§ What to produce: Without the pictures, extract every line from the start of the material to the line containing "import plotly.graph_objects as go", both ends included.

-*-*-

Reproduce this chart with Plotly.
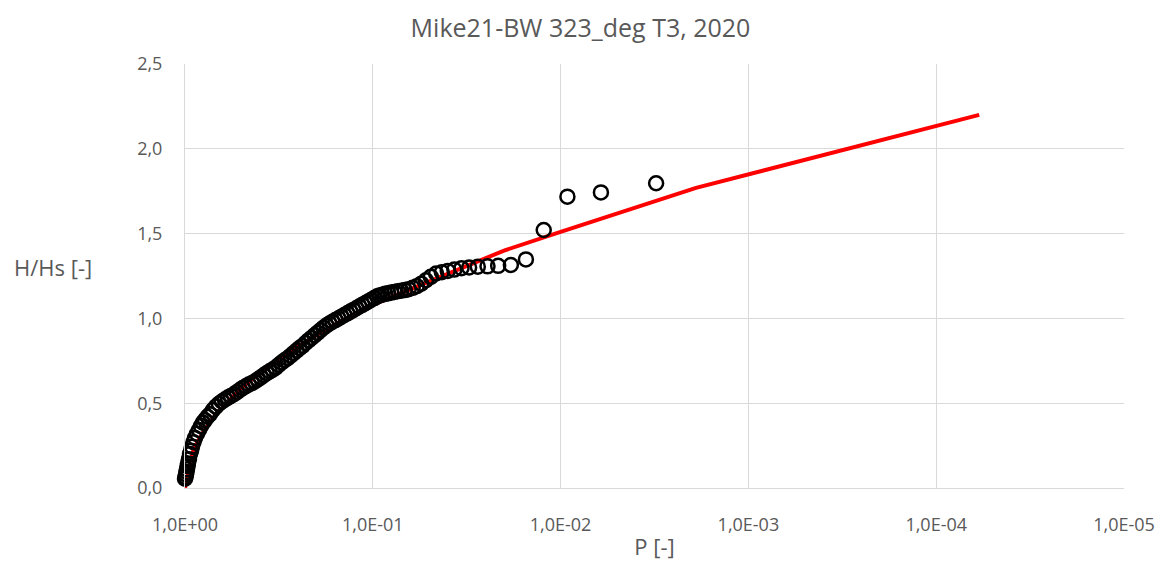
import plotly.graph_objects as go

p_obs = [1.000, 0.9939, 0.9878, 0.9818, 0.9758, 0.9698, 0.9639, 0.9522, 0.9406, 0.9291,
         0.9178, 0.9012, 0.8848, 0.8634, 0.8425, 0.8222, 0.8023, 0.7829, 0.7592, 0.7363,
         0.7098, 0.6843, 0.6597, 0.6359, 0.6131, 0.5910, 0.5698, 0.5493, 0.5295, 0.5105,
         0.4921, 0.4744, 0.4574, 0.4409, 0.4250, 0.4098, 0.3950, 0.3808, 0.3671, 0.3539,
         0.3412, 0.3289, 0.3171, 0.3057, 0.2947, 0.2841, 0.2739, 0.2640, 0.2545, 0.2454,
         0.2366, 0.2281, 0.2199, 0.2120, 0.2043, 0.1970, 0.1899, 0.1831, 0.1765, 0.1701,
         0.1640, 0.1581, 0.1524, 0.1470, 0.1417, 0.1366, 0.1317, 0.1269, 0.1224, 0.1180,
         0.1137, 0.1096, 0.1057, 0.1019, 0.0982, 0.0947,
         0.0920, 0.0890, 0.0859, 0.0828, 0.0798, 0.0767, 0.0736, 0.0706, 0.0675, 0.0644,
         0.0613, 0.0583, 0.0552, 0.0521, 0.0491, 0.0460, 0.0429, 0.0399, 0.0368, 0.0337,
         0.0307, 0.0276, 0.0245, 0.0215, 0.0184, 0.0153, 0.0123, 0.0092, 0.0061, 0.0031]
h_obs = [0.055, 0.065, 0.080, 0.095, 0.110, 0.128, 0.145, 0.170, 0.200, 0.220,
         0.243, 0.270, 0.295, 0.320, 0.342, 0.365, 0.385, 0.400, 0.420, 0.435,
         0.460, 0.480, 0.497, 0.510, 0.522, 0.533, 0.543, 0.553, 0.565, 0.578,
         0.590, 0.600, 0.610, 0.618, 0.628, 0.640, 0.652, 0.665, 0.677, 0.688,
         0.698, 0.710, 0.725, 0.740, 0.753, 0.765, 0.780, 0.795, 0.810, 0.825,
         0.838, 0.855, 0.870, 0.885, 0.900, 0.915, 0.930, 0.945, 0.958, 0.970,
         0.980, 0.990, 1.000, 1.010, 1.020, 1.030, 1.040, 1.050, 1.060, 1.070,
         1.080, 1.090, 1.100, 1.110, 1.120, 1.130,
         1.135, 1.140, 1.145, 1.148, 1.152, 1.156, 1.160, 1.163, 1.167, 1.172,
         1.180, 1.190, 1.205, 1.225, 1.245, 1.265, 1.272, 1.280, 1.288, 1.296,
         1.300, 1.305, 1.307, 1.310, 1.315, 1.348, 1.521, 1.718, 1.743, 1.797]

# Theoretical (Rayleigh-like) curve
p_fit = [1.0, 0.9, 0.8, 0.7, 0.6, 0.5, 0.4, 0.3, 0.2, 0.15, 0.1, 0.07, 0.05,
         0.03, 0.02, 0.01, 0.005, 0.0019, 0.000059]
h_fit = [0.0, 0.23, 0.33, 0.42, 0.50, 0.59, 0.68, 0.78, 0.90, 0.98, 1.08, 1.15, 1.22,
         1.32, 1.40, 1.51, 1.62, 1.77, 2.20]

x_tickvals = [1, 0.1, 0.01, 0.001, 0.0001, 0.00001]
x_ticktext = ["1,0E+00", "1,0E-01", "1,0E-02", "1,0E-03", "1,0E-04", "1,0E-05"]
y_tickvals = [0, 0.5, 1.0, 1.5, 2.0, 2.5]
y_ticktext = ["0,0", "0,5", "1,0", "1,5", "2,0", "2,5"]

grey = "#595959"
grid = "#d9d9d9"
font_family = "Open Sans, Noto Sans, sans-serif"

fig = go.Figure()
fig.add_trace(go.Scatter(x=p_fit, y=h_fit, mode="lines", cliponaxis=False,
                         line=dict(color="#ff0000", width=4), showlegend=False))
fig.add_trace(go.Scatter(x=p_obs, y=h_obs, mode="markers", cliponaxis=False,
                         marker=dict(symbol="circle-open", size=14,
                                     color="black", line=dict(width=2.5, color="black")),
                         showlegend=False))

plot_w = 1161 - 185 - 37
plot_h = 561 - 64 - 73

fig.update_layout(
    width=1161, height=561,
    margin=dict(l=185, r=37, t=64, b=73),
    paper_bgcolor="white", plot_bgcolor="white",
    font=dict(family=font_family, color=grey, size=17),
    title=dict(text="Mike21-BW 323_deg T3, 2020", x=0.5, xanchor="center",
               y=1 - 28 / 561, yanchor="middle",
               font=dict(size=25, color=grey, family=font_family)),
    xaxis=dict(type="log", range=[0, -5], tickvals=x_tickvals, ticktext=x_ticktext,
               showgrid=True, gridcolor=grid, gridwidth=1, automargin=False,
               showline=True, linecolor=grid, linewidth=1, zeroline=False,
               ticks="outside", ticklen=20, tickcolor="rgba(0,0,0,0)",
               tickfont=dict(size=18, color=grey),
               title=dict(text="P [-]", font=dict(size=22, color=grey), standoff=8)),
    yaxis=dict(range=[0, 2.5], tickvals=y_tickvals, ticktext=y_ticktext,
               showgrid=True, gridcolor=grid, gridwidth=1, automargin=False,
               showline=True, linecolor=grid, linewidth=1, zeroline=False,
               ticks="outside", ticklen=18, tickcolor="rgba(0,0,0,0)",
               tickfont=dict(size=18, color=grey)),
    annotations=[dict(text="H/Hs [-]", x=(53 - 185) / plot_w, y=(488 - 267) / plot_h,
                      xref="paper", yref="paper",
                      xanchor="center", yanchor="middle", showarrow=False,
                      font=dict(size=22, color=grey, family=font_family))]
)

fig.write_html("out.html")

-*-*-

§ Expected answer:
Reproduce this chart with Plotly.
import plotly.graph_objects as go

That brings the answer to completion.